Just because we have several decades worth of birthdays doesn't mean that little brothers don't mortify big sisters anymore. A few years ago we flew down to visit my siblings. My mom asked my brother and me to make a grocery store run. While there, the subject of "boxer briefs" came up and I commented that I just didn't see how underwear could possibly be a combination of the two. Much more to embarrass me than to educate me, my shameless 40-something brother proceeded to unbuckle, unzip, and partially lower his jeans to show me what boxer-briefs looked like. While being worn. In the frozen foods aisle.
I'm still red.
When my sister was 7, she put on all of her undies to see if she could pee through them all (she most certainly could). Does that count?

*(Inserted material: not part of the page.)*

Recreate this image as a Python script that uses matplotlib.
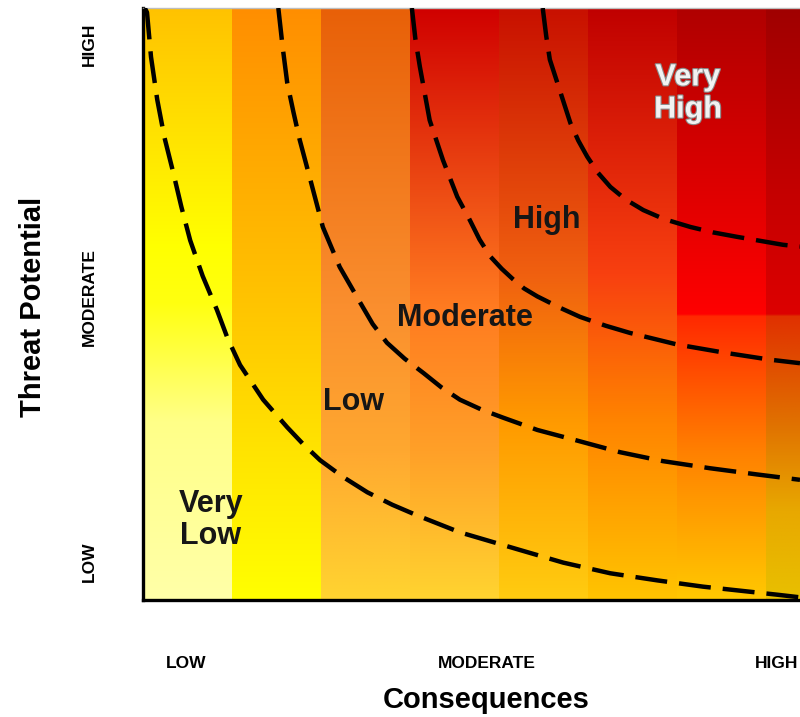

Laughing to tears!!!!! Love this post!
Wow.
The office I was working at before my husband I got married decided to throw us a shower. They decided that this would be for things for him since women get to do that most of the time. There were only 4 of us working there so they decided to invite his parents and his brother and sister-in-law (who I was living with at the time). My husband is opening things like tools and kitchen stuff (he is the cook in our house). Then he gets to the gift from his brother. Inside a tool box (I think) was some thong underwear. All of us laughed hysterically except my husband. He was SOOO embarrassed!!
I also had a church shower and a friend of mine decided to not wait for a personal shower and gave me some lingerie at my church shower with my future mother-in-law sitting right across from me as I was opening gifts. Some women would not be weird about that - she would. I was about as red as red could be.
Shortly after my brother got married, my mom gave a huge pile of clothes to my sis-in-law (neatly stacked, cause we're all OCD). She had cleaned out her closet of what she didn't or couldn't wear anymore.
So my brother, my sis-in-law and I are standing in the kitchen while my sis-in-law is sorting through the stack.
She suddenly flops all the shirts back down onto the pile and turns beet red, which of course just catches our attention even more.
Turns out one of the items mom had given her was her old teddy...
I still shudder just thinking about it. Until I bring it up to my brother, at which point I laugh hysterically at his dry heaves!
Wow. Look at all this fun I'm missing! I feel semi-responsible for your not reaching 50+ comments this time, so, here it goes, I've got two!
My Wife
My wife and I had dated for nearly 5 years, and she and my parents had always been close due to youth groups and such. Well, a week or two (I'm pretty sure) before our wedding, she was getting a ride to a church event from my dad. That's the time he chose to give her "the talk."
Yeah. The talk. I should probably be embarrassed for her... or my dad... but I can't help but laugh!
My Sister-in-law
For Christmas, my sister-in-law's doing some shopping in the mall and is meeting her newly acquired (as of March) mother-in-law and grandmother-in-law for lunch in the Food Court. Well, sister-in-law had gone to Victoria's Secret beforehand and sits down at the table with mom-in-law and grandma-in-law. Mom says, "What'd you get?"
Embarrassed, sister says, "Nothing you'd want to see..."
Shockingly (mind you, this mom-in-law is very classy, and this is completely out-of-character), mom says, "I just want to make sure my son is happy."
HAHA!
Oh man those are awesome. Best part is... they aren't me!
(Sidenote: I wonder how many hyphenated words I just used!?)
wv: redneste
"My daddy is my grandpa!" (Is that too far? What else could it be?)
I'm part of a college ministry and every year we go camping up in northern AZ. Usually, a group of guys will go up early to set up camp and have some good male bonding time.
So, my friend Tim is standing there, holding tent poles, waiting for us to actually start being productive. I notice he's wearing sports shorts. I also notice there are no girls around to be offended.
So, I sneak up behind him and pull down his shorts... and his boxers. Luckily for him, it was dark and only one person was looking in his direction anyway. But, now people fear wearing loose shorts around me.